### Collected material:
+++++

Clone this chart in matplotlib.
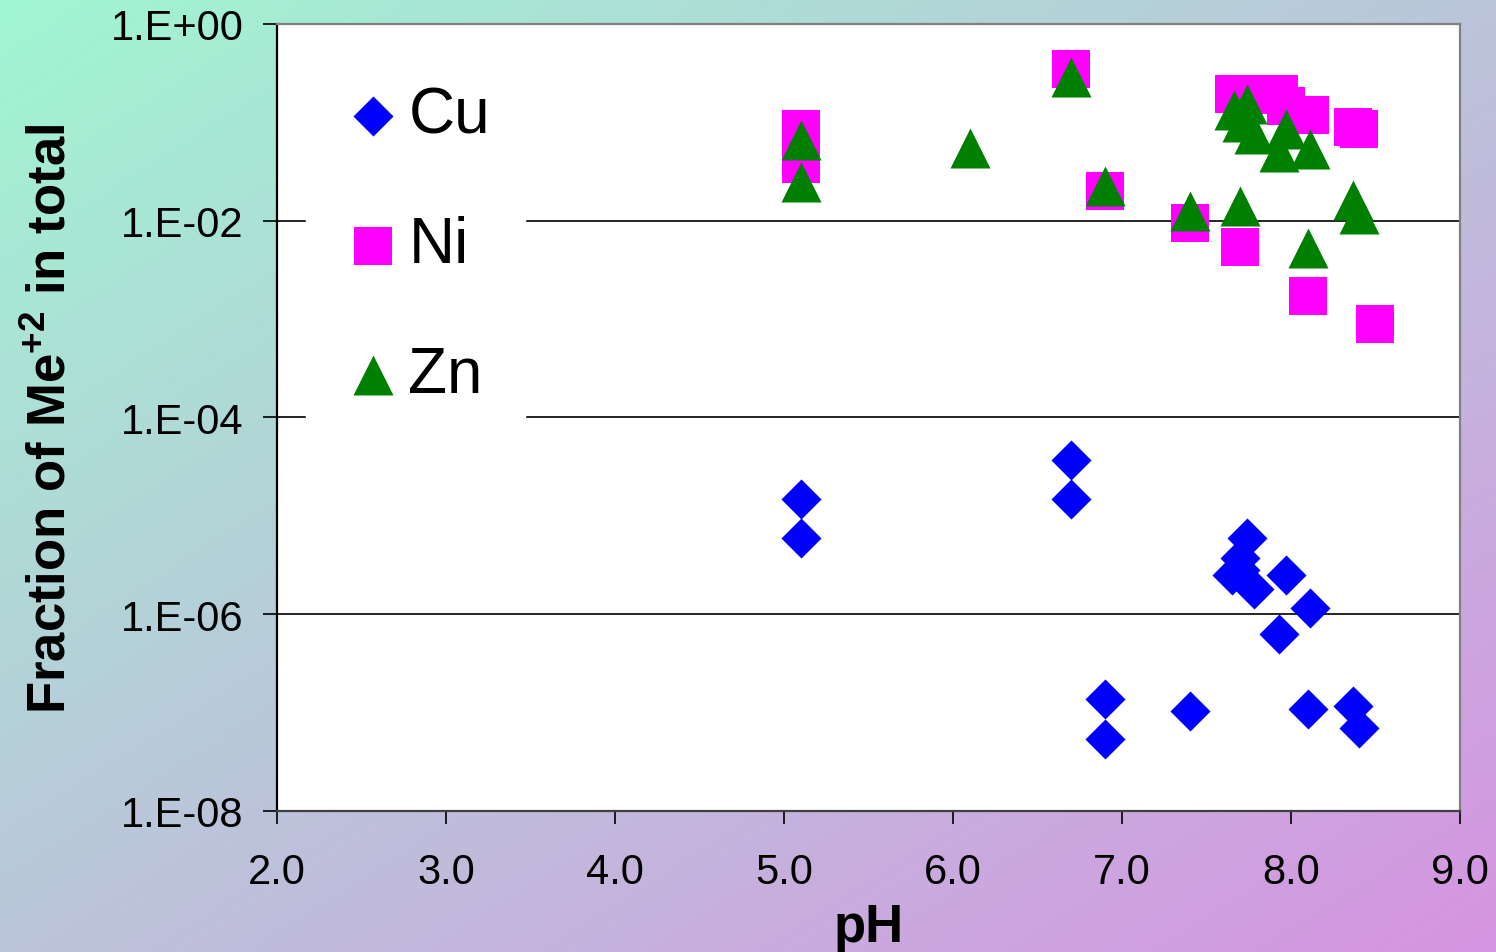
import numpy as np
import matplotlib
matplotlib.use("Agg")
import matplotlib.pyplot as plt
from matplotlib.ticker import FixedLocator, FixedFormatter

plt.rcParams['font.family'] = ['Liberation Sans', 'DejaVu Sans']
plt.rcParams['mathtext.fontset'] = 'custom'
plt.rcParams['mathtext.rm'] = 'Liberation Sans'
plt.rcParams['mathtext.bf'] = 'Liberation Sans:bold'

# data
cu_ph = [5.10, 5.10, 6.70, 6.70, 6.90, 6.90, 7.40, 7.65, 7.70, 7.74, 7.78, 7.70,
         7.97, 8.11, 7.93, 8.10, 8.37, 8.40]
cu_frac = [1.49e-5, 6.0e-6, 3.7e-5, 1.49e-5, 1.38e-7, 5.4e-8, 1.04e-7, 2.5e-6, 3.7e-6,
           6.0e-6, 1.8e-6, 2.8e-6, 2.5e-6, 1.16e-6, 6.3e-7, 1.09e-7, 1.17e-7, 7.0e-8]

ni_ph = [5.10, 5.10, 6.70, 6.90, 7.40, 7.70, 8.10, 8.50, 8.37, 8.40, 7.66, 7.74,
         7.85, 7.93, 7.97, 8.11]
ni_frac = [0.0857, 0.0378, 0.35, 0.0201, 0.0095, 0.0054, 0.00172, 8.9e-4, 0.089, 0.085,
           0.194, 0.194, 0.19, 0.194, 0.147, 0.119]

zn_ph = [5.10, 5.10, 6.10, 6.70, 6.90, 7.40, 7.70, 8.10, 8.37, 8.40, 7.66, 7.74,
         7.71, 7.78, 7.97, 7.93, 8.11]
zn_frac = [0.066, 0.0248, 0.055, 0.29, 0.0225, 0.0126, 0.0141, 0.0053, 0.0162, 0.0117,
           0.134, 0.154, 0.101, 0.076, 0.086, 0.050, 0.054]

x_ticks = [2.0, 3.0, 4.0, 5.0, 6.0, 7.0, 8.0, 9.0]
y_ticks = [1e-8, 1e-6, 1e-4, 1e-2, 1e0]
y_labels = ["1.E-08", "1.E-06", "1.E-04", "1.E-02", "1.E+00"]

fig = plt.figure(figsize=(14.96, 9.53), dpi=100)

# diagonal gradient background
bg = fig.add_axes([0, 0, 1, 1], zorder=-10)
h, w = 200, 300
yy, xx = np.mgrid[0:h, 0:w]
t = (xx / (w - 1) + yy / (h - 1)) / 2.0
c0 = np.array([160, 246, 210]) / 255.0
c1 = np.array([214, 148, 226]) / 255.0
img = c0[None, None, :] * (1 - t[..., None]) + c1[None, None, :] * t[..., None]
bg.imshow(img, aspect='auto', extent=[0, 1, 0, 1], origin='upper')
bg.axis('off')

ax = fig.add_axes([0.1852, 0.1480, 0.7907, 0.8258])
ax.set_facecolor('white')

ax.scatter(cu_ph, cu_frac, marker='D', s=20.4**2, color='#0000FF', linewidths=0,
           label='Cu', zorder=3)
ax.scatter(ni_ph, ni_frac, marker='s', s=28**2, color='#FF00FF', linewidths=0,
           label='Ni', zorder=4)
ax.scatter(zn_ph, zn_frac, marker='^', s=28.8**2, color='#008000', linewidths=0,
           label='Zn', zorder=5)

ax.set_yscale('log')
ax.set_xlim(2.0, 9.0)
ax.set_ylim(1e-8, 1e0)
ax.yaxis.set_major_locator(FixedLocator(y_ticks))
ax.yaxis.set_major_formatter(FixedFormatter(y_labels))
ax.yaxis.set_minor_locator(FixedLocator([]))
ax.set_xticks(x_ticks)
ax.set_xticklabels([f"{v:.1f}" for v in x_ticks])

for v in [1e-6, 1e-4, 1e-2]:
    ax.axhline(v, color='black', lw=1.2, zorder=1)

ax.tick_params(axis='both', direction='out', labelsize=30, colors='black')
ax.tick_params(axis='y', length=10, width=1.2, pad=14)
ax.tick_params(axis='x', length=9.5, width=1.2, pad=20)

ax.spines['left'].set_color('black')
ax.spines['bottom'].set_color('#404040')
ax.spines['top'].set_color('#808080')
ax.spines['right'].set_color('#808080')
for sp in ax.spines.values():
    sp.set_linewidth(1.6)

ax.set_xlabel('pH', fontsize=38, fontweight='bold', labelpad=7)
ax.set_ylabel(r'Fraction of Me$^{\mathbf{+2}}$ in total', fontsize=38,
              fontweight='bold', labelpad=25)

leg = ax.legend(loc='upper left', bbox_to_anchor=(-0.0025, 1.0066), fontsize=46,
                frameon=True, fancybox=False, edgecolor='white', facecolor='white',
                framealpha=1, labelspacing=1.09, handletextpad=0.05,
                handlelength=1.0, borderpad=0.55, markerscale=1.0)
leg.set_zorder(2)

fig.savefig('out.png', dpi=100)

+++++

Transcribe exactly, with no pictures, the lines running from the first line of the material through the line holding "plt.rcParams['mathtext.bf'] = 'Liberation".

### Complete answer:
Clone this chart in matplotlib.
import numpy as np
import matplotlib
matplotlib.use("Agg")
import matplotlib.pyplot as plt
from matplotlib.ticker import FixedLocator, FixedFormatter

plt.rcParams['font.family'] = ['Liberation Sans', 'DejaVu Sans']
plt.rcParams['mathtext.fontset'] = 'custom'
plt.rcParams['mathtext.rm'] = 'Liberation Sans'
plt.rcParams['mathtext.bf'] = 'Liberation Sans:bold'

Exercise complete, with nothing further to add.